- Exercise goal
Report how many lines contain "that"; state the number and nothing else.

- Stored data
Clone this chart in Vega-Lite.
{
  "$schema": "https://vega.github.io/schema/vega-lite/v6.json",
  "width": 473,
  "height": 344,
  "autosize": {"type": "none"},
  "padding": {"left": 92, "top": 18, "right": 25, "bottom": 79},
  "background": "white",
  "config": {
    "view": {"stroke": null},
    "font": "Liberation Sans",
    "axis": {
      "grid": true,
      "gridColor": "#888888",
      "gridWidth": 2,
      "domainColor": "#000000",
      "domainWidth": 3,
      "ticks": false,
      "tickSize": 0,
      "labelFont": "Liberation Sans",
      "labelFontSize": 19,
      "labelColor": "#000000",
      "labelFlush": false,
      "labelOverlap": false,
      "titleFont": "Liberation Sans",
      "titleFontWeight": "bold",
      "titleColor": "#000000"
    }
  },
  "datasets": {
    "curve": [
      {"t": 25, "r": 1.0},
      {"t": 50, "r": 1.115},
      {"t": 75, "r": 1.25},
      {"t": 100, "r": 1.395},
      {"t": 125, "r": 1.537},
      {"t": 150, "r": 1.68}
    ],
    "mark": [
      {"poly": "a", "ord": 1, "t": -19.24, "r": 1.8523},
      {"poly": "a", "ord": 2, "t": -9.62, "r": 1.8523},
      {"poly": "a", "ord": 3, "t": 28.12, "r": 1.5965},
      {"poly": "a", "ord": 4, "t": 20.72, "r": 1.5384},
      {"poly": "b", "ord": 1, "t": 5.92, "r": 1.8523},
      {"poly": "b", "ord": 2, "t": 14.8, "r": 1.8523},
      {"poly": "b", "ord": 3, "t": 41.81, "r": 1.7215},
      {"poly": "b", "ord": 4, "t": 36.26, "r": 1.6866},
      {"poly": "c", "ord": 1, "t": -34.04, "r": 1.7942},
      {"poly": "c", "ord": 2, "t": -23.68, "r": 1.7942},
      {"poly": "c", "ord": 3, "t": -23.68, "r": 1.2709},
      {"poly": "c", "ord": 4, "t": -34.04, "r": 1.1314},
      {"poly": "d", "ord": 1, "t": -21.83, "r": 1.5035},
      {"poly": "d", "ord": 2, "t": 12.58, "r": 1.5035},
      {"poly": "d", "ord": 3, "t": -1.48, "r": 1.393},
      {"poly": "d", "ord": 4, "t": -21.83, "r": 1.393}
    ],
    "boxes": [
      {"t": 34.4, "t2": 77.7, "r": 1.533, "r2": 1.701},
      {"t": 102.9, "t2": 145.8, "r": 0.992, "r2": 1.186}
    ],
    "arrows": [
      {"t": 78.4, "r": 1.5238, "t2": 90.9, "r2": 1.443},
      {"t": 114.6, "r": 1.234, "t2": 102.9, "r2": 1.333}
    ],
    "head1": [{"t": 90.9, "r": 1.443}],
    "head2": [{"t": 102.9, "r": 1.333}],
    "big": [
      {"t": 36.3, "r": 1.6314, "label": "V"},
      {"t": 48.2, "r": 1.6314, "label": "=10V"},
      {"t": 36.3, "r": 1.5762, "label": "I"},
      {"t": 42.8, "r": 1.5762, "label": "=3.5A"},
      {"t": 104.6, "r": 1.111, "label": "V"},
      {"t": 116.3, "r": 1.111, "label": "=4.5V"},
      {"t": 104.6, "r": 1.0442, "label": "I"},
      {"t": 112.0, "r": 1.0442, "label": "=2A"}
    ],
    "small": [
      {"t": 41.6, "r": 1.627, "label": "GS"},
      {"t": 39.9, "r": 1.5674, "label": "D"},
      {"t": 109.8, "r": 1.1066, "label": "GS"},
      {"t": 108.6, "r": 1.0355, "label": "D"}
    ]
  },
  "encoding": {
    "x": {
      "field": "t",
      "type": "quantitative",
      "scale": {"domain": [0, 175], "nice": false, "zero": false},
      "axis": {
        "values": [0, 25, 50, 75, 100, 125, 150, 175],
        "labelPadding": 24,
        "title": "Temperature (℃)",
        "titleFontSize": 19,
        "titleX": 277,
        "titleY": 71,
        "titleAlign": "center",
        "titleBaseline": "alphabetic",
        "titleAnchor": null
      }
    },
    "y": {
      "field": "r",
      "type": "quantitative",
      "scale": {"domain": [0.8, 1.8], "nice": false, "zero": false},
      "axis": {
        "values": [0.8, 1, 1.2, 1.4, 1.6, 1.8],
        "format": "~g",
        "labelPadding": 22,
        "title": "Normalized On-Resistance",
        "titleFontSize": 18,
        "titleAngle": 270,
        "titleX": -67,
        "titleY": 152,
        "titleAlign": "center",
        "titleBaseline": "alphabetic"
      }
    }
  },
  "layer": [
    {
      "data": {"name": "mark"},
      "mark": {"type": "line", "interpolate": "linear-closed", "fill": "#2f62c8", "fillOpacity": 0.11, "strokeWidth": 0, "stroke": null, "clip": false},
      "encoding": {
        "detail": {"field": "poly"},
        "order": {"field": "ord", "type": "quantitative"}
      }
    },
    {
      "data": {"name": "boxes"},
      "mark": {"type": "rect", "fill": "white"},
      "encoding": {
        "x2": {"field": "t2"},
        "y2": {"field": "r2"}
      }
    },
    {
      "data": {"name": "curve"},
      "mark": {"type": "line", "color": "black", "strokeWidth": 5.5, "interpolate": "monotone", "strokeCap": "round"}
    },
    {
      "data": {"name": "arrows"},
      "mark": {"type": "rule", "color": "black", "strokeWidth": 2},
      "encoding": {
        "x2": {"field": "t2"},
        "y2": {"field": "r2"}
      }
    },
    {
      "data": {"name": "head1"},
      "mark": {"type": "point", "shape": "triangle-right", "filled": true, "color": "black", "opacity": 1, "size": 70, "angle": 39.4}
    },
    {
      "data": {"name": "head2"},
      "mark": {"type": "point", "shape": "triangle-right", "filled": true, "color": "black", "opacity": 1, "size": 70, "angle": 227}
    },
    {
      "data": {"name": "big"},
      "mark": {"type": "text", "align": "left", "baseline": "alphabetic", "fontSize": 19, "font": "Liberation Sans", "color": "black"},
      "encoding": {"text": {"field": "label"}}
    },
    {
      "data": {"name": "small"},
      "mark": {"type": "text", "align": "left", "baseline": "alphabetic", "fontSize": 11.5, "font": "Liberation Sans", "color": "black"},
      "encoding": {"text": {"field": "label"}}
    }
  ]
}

* * *

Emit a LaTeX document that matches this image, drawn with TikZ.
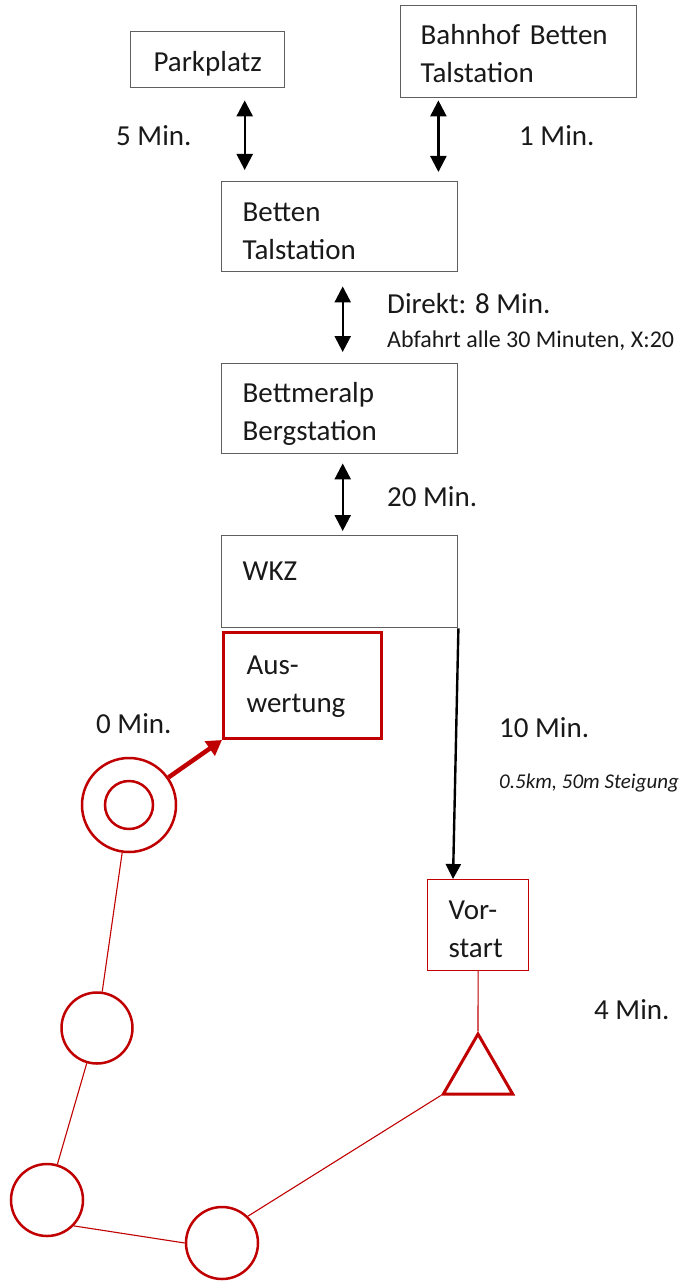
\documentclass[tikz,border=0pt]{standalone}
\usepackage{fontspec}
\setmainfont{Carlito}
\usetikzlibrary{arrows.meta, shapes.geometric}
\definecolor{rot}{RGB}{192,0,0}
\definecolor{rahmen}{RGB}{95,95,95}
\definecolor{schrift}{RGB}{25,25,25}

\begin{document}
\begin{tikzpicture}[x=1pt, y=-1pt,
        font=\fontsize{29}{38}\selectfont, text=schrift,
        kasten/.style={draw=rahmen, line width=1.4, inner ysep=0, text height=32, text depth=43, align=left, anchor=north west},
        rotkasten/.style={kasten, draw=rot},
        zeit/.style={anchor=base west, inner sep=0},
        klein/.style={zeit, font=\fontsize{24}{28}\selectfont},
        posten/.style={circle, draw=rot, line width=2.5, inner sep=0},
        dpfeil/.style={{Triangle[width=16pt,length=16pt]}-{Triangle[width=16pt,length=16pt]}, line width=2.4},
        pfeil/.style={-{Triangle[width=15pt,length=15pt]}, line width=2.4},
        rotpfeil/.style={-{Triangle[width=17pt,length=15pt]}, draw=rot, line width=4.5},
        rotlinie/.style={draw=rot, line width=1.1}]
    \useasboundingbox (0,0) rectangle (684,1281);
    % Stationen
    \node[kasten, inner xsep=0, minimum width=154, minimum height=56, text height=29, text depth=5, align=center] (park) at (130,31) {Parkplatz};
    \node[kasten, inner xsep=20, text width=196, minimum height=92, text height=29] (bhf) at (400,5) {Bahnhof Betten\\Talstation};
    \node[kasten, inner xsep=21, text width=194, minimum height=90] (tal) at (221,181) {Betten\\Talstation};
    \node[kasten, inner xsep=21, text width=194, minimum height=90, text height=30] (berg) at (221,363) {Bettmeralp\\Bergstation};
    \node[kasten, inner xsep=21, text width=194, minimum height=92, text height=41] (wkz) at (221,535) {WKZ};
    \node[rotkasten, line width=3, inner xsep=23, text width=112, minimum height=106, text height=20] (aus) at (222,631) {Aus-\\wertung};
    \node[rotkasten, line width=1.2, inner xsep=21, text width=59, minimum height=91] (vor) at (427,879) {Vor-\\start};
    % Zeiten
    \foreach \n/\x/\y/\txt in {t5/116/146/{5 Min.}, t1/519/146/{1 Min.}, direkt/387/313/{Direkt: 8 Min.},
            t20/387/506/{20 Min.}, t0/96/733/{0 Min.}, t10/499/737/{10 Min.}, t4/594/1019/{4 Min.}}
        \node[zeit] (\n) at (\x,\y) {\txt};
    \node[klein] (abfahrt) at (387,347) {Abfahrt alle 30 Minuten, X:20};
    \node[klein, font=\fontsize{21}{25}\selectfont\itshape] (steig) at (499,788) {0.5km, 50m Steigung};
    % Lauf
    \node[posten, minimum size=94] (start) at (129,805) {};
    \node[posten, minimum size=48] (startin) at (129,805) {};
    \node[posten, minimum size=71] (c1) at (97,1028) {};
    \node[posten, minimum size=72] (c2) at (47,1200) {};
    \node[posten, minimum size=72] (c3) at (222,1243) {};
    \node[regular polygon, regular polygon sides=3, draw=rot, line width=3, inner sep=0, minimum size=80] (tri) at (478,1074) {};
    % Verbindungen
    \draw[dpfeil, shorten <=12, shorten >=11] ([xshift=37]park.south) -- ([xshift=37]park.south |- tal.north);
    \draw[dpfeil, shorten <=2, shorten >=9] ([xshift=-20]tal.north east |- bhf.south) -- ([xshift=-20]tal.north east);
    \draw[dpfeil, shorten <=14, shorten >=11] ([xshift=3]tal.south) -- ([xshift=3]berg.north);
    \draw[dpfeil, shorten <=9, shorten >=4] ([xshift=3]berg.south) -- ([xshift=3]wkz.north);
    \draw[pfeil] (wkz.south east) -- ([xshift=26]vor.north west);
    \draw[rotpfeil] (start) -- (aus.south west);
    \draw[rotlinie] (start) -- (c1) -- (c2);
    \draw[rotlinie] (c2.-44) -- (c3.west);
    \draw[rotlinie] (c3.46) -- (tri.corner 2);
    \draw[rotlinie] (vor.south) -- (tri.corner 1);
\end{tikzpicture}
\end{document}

---

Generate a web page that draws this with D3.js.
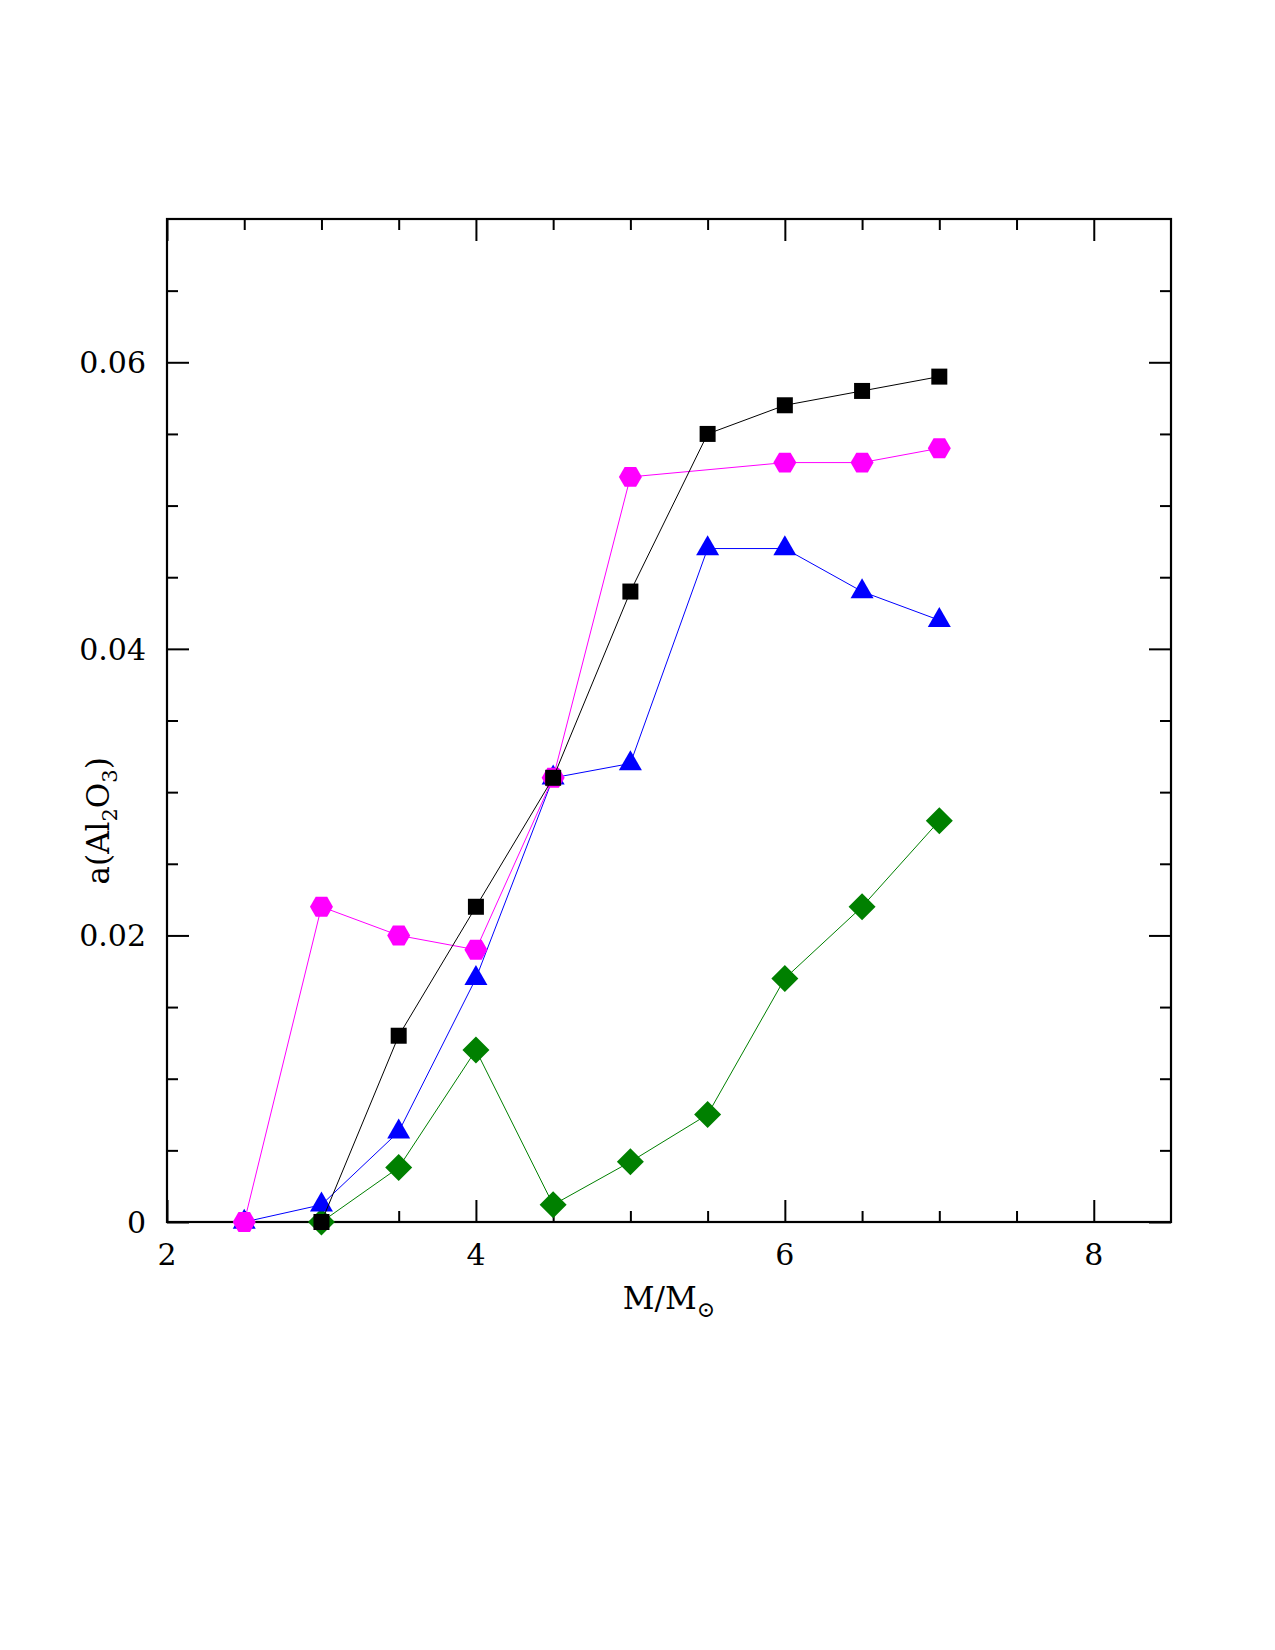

- Answer
2